So does that mean that you want your bad boys clean or are they bad boys because they are not into cleaning? ;-)

Also, I confess that I get a little bit more excited than normal people when it comes to organizing my surroundings. Cleaning is not quite up there... I mean I'll do it, but it doesn't make me all hot and happy. :laughing:


----------



## Sparkling (Jul 12, 2013)

Swede said:


> So does that mean that you want your bad boys clean or are they bad boys because they are not into cleaning? ;-)
> 
> Also, I confess that I get a little bit more excited than normal people when it comes to organizing my surroundings.
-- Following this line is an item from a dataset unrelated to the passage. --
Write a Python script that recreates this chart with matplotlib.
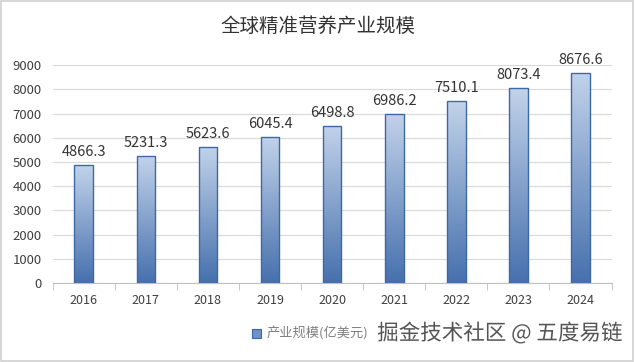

Cleaning is not quite up there... I mean I'll do it, but it doesn't make me all hot and happy. :laughing:


Cleaning is not my hobby  But I looove having things clean and in order - flat, car etc. When I have my room messy then it means that something wrong happened in my life. Such a nice indicator : I'm happy - I have rooms the clearest possible roud:. 
Living with a messy person would be a torture.


----------



## Arbite (Dec 26, 2010)

Odds are you aren't attracted to badasses so much as particular traits that is common to men like that. The confident, slightly ego driven male is attractive to most girls.


----------



## Noctis (Apr 4, 2012)

chaoticbrain said:


> I've heard that girls who grow up without fathers have a harder time picking good men because they don't have a good template of what "masculinity" is. And in that sense have to rely on cultural stereotypes.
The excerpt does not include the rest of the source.